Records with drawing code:
============================================================
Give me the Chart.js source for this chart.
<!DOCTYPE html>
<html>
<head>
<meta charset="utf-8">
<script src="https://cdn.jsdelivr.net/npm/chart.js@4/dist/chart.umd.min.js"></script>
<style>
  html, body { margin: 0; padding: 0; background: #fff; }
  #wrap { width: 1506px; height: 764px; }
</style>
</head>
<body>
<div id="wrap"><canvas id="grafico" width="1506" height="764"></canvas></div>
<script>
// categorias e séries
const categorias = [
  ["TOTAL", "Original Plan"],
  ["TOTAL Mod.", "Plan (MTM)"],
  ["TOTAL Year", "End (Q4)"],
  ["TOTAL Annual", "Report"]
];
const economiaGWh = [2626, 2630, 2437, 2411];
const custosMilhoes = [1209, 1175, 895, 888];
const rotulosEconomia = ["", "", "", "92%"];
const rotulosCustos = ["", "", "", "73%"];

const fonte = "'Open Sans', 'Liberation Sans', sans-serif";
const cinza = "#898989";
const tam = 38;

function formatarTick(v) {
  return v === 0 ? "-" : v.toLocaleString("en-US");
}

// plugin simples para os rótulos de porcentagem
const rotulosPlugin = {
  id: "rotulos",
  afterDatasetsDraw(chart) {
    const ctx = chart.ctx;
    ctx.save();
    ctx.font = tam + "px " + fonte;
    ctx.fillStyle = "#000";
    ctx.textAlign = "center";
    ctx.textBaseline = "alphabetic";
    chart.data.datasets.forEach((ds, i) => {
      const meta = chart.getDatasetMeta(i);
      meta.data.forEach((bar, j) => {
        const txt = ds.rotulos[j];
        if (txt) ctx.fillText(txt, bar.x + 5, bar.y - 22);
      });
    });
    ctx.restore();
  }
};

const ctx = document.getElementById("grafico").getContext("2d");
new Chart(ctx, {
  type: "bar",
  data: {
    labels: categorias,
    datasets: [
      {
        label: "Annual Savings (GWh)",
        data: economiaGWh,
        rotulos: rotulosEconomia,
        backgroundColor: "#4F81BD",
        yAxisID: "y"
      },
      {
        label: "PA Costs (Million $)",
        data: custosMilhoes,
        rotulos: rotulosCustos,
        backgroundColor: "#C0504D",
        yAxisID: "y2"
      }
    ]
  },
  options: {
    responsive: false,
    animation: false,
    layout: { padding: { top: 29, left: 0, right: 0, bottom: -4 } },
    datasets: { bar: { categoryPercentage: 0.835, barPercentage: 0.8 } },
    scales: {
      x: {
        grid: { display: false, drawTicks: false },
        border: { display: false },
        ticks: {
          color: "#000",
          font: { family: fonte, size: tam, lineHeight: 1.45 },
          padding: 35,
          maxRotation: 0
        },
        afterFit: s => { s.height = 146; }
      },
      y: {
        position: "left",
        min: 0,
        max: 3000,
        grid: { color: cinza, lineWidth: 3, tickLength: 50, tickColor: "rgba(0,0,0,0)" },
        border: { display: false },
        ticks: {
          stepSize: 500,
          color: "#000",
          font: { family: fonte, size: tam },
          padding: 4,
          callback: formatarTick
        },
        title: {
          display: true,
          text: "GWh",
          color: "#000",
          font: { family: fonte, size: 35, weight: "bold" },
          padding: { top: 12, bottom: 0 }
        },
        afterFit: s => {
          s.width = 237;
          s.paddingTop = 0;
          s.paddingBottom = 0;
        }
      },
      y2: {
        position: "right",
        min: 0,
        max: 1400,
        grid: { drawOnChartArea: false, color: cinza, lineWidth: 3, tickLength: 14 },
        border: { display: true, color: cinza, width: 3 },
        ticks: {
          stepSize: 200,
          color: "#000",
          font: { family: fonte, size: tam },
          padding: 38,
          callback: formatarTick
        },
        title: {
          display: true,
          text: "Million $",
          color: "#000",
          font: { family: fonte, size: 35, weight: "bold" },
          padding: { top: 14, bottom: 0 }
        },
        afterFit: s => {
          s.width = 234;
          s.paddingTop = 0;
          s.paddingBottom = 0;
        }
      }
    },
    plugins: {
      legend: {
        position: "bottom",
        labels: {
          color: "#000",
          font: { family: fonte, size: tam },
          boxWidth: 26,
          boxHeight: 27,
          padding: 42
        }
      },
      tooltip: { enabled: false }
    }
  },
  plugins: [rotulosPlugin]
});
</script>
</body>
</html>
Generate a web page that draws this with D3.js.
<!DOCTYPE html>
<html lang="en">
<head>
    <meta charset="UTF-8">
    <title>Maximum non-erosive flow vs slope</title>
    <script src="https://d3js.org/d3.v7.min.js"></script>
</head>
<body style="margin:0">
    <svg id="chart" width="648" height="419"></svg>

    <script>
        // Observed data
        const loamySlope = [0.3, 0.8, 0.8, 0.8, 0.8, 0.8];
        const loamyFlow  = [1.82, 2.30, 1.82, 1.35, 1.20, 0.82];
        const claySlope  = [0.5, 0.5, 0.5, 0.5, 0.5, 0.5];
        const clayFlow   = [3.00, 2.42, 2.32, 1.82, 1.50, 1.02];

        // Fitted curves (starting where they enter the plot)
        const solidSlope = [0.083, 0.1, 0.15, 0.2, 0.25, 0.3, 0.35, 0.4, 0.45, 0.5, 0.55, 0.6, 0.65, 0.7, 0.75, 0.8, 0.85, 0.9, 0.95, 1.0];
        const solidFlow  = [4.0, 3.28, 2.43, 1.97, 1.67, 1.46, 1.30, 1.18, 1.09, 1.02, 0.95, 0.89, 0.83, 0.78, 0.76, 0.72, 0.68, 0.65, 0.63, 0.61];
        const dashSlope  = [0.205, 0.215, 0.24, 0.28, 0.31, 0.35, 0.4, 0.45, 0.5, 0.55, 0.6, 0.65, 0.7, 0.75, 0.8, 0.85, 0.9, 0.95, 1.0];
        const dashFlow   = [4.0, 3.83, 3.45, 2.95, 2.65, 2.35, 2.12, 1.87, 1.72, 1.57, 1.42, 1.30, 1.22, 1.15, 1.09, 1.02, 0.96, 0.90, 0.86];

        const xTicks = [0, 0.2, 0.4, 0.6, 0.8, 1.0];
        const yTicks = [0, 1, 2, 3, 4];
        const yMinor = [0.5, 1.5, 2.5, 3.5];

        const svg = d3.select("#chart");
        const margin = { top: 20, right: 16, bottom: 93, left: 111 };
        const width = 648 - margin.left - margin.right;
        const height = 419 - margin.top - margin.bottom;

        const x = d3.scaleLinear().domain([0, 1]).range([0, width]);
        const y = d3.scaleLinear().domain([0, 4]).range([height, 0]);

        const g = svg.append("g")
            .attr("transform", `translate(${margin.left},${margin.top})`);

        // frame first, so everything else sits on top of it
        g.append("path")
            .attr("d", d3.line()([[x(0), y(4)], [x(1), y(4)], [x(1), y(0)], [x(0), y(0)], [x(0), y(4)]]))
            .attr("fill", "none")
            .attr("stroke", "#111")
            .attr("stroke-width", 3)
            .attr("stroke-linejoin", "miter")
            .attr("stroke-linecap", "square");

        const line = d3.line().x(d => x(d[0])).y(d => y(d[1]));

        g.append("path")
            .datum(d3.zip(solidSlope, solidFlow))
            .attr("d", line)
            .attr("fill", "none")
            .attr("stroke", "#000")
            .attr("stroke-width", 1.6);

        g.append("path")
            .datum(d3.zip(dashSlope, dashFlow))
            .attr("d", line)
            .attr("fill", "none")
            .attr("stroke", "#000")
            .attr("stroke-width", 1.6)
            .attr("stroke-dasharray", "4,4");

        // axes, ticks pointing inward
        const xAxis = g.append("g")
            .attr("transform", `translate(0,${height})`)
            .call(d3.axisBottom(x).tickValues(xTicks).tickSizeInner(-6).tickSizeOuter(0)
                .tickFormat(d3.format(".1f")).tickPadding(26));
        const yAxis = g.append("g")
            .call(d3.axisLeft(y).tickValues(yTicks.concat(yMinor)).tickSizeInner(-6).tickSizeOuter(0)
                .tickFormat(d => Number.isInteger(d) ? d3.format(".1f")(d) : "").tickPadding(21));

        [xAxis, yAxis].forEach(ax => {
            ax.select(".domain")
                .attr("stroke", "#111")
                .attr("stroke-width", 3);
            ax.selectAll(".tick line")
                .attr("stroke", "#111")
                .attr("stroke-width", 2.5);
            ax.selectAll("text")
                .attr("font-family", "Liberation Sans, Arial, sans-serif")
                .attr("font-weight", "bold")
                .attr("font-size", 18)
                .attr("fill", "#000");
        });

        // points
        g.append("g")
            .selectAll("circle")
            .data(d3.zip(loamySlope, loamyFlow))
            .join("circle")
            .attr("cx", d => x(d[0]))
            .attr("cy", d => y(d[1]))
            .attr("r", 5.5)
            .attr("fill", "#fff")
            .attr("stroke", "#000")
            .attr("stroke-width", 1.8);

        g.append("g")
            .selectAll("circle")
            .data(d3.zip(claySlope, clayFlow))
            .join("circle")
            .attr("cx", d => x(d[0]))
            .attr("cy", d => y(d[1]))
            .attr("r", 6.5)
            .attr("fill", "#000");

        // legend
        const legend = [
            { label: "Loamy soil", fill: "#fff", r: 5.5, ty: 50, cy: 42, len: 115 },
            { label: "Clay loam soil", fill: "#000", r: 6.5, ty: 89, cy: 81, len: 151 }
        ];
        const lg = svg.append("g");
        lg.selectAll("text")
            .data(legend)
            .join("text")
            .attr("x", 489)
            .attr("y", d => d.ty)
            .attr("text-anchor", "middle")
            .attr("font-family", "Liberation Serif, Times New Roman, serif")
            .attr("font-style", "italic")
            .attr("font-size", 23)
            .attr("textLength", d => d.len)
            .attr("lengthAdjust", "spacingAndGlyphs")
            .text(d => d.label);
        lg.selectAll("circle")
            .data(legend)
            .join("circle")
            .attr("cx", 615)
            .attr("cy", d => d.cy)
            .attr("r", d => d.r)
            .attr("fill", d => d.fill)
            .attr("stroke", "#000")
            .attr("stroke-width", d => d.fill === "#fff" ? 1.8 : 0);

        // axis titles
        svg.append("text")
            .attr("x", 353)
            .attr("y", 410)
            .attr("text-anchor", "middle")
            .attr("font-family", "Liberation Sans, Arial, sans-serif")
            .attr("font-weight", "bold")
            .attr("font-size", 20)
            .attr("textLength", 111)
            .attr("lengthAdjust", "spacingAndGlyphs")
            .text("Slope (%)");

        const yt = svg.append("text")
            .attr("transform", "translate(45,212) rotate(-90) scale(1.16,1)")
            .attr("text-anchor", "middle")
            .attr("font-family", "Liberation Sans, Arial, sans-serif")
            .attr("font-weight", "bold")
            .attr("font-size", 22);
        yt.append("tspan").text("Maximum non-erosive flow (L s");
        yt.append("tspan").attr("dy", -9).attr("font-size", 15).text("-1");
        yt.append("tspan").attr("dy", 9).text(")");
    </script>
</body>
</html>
============================================================
#### [Goal]
Give the count of lines in the listing above that include "this", with no other words.

#### [Finished task]
2